Freelandia flies several times monthly to Acapulco, Chicago, Brussels, San Francisco, and Mazatlan, among other cities. A spring flight involving Boston is also planned.

Yellow DC 8 and you may end up showing home movies of the flight. "It's an incredible party," said one member from San Diego, Calif. "I always arrive knowing everyone on the plane, and last time I flew east a couple of people started in with guitars and bongos and everybody danced all over the plane. It's hard to believe that someone has finally done something like this. Once in L.A. I waited a week to get a flight on Freelandia, 'cause once you fly this way, it's really hard to put up with the bullshit of other airlines."

The atmosphere on board Freelandia's jet is similar to that of a tribal celebration. Vegetarian meals, organic breads, homemade soups, cheeses, and wines and beers are served which go down and out immeasurably better than the cellophane-wrapped, insignia stamped Salisbury steaks of the more constipated commercial airlines.

During flights, passengers wander up and down the aisles talking, drinking and listening to piped-in rock music; Pong machines, backgammon and chess boards, and a giant denim pillow are strewn about the plane, which has no class sections. Stewardesses and stewards, who walk and talk like real people, wear ultra-violet Flash Gordon-type outfits and berets with the black and white Freelandia insignia of an open hand.

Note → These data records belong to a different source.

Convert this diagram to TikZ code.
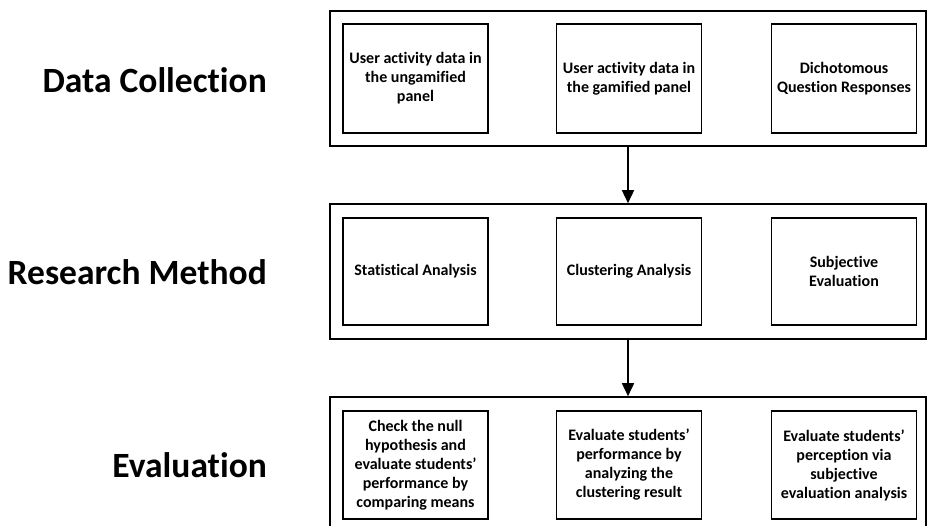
\documentclass[tikz,border=0pt]{standalone}
\usepackage{fontspec}
\setmainfont{Carlito}[Ligatures={NoCommon,NoContextual,NoRare}]
\usetikzlibrary{arrows.meta}
\begin{document}
\begin{tikzpicture}[x=1pt,y=-1pt,
  outerbox/.style={draw=black, line width=1.6pt, minimum width=596pt, minimum height=135pt, inner sep=0pt},
  innerbox/.style={draw=black, line width=1.6pt, minimum width=145pt, inner sep=0pt, align=center, font=\fontsize{16}{19}\selectfont\bfseries},
  stagelabel/.style={anchor=east, inner sep=0pt, font=\fontsize{35.5}{40}\selectfont\bfseries},
  flow/.style={line width=1.6pt, -{Triangle[width=12pt,length=13pt]}}]
\useasboundingbox (0,0) rectangle (928,526);
% outer boxes
\node[outerbox] (dc) at (628,78.5) {};
\node[outerbox] (rm) at (628,271.5) {};
\node[outerbox] (ev) at (628,464.5) {};
% stage labels
\node[stagelabel] (ldc) at (267,80) {Data Collection};
\node[stagelabel] (lrm) at (267,272) {Research Method};
\node[stagelabel] (lev) at (267,465) {Evaluation};
% data collection
\node[innerbox, minimum height=109pt] (d1) at (415.5,78.5) {User activity data in\\the ungamified\\panel};
\node[innerbox, minimum height=109pt] (d2) at (629,78.5) {User activity data in\\the gamified panel};
\node[innerbox, minimum height=109pt] (d3) at (844,78.5) {Dichotomous\\Question Responses};
% research method
\node[innerbox, minimum height=107pt] (r1) at (415.5,271.5) {Statistical Analysis};
\node[innerbox, minimum height=107pt] (r2) at (629,271.5) {Clustering Analysis};
\node[innerbox, minimum height=107pt] (r3) at (844,271.5) {Subjective\\Evaluation};
% evaluation
\node[innerbox, minimum height=108pt] (e1) at (415.5,465) {Check the null\\hypothesis and\\evaluate students’\\performance by\\comparing means};
\node[innerbox, minimum height=108pt] (e2) at (629,465) {Evaluate students’\\performance by\\analyzing the\\clustering result};
\node[innerbox, minimum height=108pt] (e3) at (844,465) {Evaluate students’\\perception via\\subjective\\evaluation analysis};
% arrows
\draw[flow] (dc.south) -- (rm.north);
\draw[flow] (rm.south) -- (ev.north);
\end{tikzpicture}
\end{document}
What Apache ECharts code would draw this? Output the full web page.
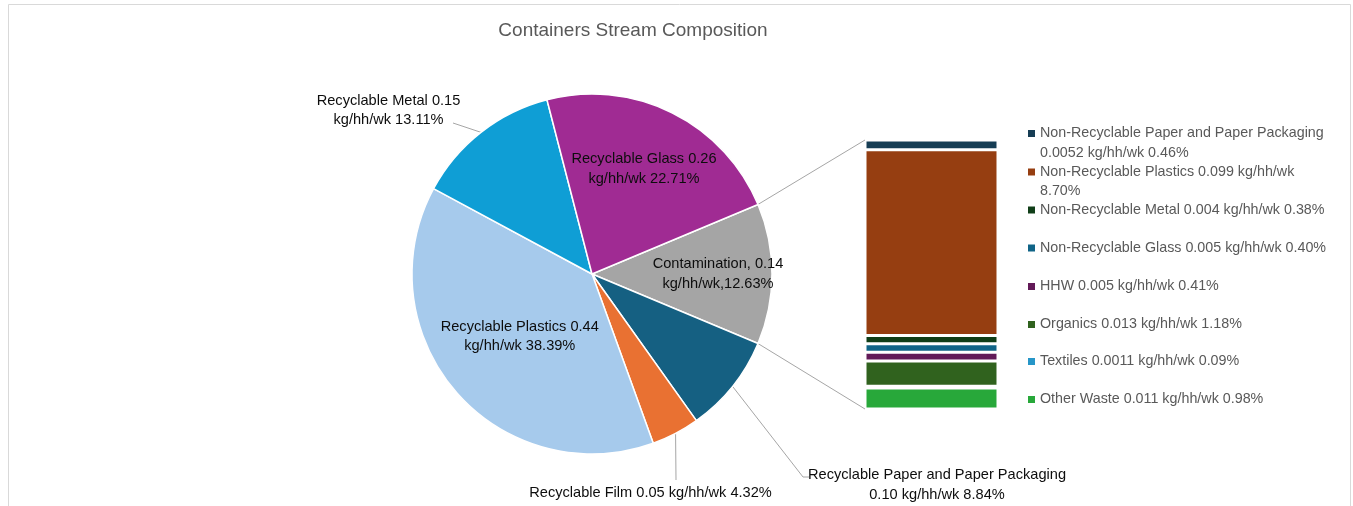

What's more, they remain in their original clothes throughout the flight, thus eliminating those strange airborne fashion shows.

Freelandia's founder, is 30-year-old Kenneth Moss, a resurrected middle-class kid from Long Island and two-time dropout at Syracuse U. And self-made millionaire at age 26. Moss bought stocks in disposable thermometers after he left Syracuse and rode the crest of one of the wildest, wealthiest stock market waves in history.

After pocketing several million, he cleared out shortly before the decline, spurred by the sagacity of his three-year-old niece. Moss was spending his days on the telephones in his $850-a-month Park Ave. apartment, or gliding around New York in his Rolls Royce. One day his niece cornered him and snapped, "talking, talking, talking, but you're never DOING anything."

He figured she was right. He sold out, put his money in a bank, and went to Spain to be a holy man. That didn't take, so he bummed barefoot around the world for several years in counterculture style, and then settled down in California with a 21-year-old women named Darcy Flynn.

Moss hit upon the Freelandia idea one rainy night while sitting in his cottage in Malibu. With Flynn, who is now his co-partner, he mused on the pleasures of Bali and how great it would be to go. Well, with millions in the bank and a lot of other people who wouldn't mind going along, why not?

The idea took hold, and Moss and Flynn spent a year and $1.5 million in a mind-mangling fight to get a plane, a license to operate from the Federal Aviation Administration (FAA), and landing rights at major airports.

A newcomer to the intricacies of buying a jet, Moss was swindled out of $45,000, spent another $125,000 on a jet that turned out to be a dud, invested $400,000 in cash, and finally bought a six-year-old DC 8 from National Airlines for $750,000.

Moss cut his hair to avoid a hippy image, and scrapped the original name of "Air Liberation" which he thought would sound too political. "Freelandia" was adopted, inspired by the mythical land of Fredonia in the Marx Brothers' movie "Duck Soup."

Freelandia received its license to operate from the FAA on August 7, 1973. Because it is an air club and not an airline, Freelandia is not subject to the Civil Aeronautics Board's now-skyrocketing uniform commercial rates. Hence the bargain.